--- DESCRIPTION OF THE TASK ---
Output the full listing word for word.
>> Start
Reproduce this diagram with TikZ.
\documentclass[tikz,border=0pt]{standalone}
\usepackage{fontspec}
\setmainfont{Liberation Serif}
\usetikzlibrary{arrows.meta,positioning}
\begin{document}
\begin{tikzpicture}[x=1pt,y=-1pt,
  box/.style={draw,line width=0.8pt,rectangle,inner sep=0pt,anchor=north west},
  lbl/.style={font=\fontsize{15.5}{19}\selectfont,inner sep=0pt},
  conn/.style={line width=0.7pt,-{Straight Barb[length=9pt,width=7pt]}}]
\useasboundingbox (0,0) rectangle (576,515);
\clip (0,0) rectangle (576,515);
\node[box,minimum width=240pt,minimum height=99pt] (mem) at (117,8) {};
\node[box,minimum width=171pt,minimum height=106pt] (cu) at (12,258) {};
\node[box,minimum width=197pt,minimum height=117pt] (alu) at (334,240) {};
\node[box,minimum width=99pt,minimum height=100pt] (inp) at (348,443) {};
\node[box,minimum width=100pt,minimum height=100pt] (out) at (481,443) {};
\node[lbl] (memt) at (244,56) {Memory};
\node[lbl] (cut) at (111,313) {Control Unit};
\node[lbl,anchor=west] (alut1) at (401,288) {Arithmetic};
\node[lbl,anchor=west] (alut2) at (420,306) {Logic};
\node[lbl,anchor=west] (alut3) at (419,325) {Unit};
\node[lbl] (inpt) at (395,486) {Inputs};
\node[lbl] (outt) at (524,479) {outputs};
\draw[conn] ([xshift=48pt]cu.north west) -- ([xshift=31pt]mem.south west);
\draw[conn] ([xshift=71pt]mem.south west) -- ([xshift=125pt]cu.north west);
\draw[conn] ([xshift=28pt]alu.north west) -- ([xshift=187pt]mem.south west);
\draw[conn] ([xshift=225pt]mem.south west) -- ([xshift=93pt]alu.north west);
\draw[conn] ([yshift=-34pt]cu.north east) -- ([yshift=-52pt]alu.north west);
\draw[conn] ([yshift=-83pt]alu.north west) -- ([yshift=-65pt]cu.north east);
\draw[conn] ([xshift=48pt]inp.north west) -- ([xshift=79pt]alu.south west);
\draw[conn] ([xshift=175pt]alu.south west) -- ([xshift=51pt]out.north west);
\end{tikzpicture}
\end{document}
>> End
--- RESPONSE TO THE EXERCISE ---
Reproduce this diagram with TikZ.
\documentclass[tikz,border=0pt]{standalone}
\usepackage{fontspec}
\setmainfont{Liberation Serif}
\usetikzlibrary{arrows.meta,positioning}
\begin{document}
\begin{tikzpicture}[x=1pt,y=-1pt,
  box/.style={draw,line width=0.8pt,rectangle,inner sep=0pt,anchor=north west},
  lbl/.style={font=\fontsize{15.5}{19}\selectfont,inner sep=0pt},
  conn/.style={line width=0.7pt,-{Straight Barb[length=9pt,width=7pt]}}]
\useasboundingbox (0,0) rectangle (576,515);
\clip (0,0) rectangle (576,515);
\node[box,minimum width=240pt,minimum height=99pt] (mem) at (117,8) {};
\node[box,minimum width=171pt,minimum height=106pt] (cu) at (12,258) {};
\node[box,minimum width=197pt,minimum height=117pt] (alu) at (334,240) {};
\node[box,minimum width=99pt,minimum height=100pt] (inp) at (348,443) {};
\node[box,minimum width=100pt,minimum height=100pt] (out) at (481,443) {};
\node[lbl] (memt) at (244,56) {Memory};
\node[lbl] (cut) at (111,313) {Control Unit};
\node[lbl,anchor=west] (alut1) at (401,288) {Arithmetic};
\node[lbl,anchor=west] (alut2) at (420,306) {Logic};
\node[lbl,anchor=west] (alut3) at (419,325) {Unit};
\node[lbl] (inpt) at (395,486) {Inputs};
\node[lbl] (outt) at (524,479) {outputs};
\draw[conn] ([xshift=48pt]cu.north west) -- ([xshift=31pt]mem.south west);
\draw[conn] ([xshift=71pt]mem.south west) -- ([xshift=125pt]cu.north west);
\draw[conn] ([xshift=28pt]alu.north west) -- ([xshift=187pt]mem.south west);
\draw[conn] ([xshift=225pt]mem.south west) -- ([xshift=93pt]alu.north west);
\draw[conn] ([yshift=-34pt]cu.north east) -- ([yshift=-52pt]alu.north west);
\draw[conn] ([yshift=-83pt]alu.north west) -- ([yshift=-65pt]cu.north east);
\draw[conn] ([xshift=48pt]inp.north west) -- ([xshift=79pt]alu.south west);
\draw[conn] ([xshift=175pt]alu.south west) -- ([xshift=51pt]out.north west);
\end{tikzpicture}
\end{document}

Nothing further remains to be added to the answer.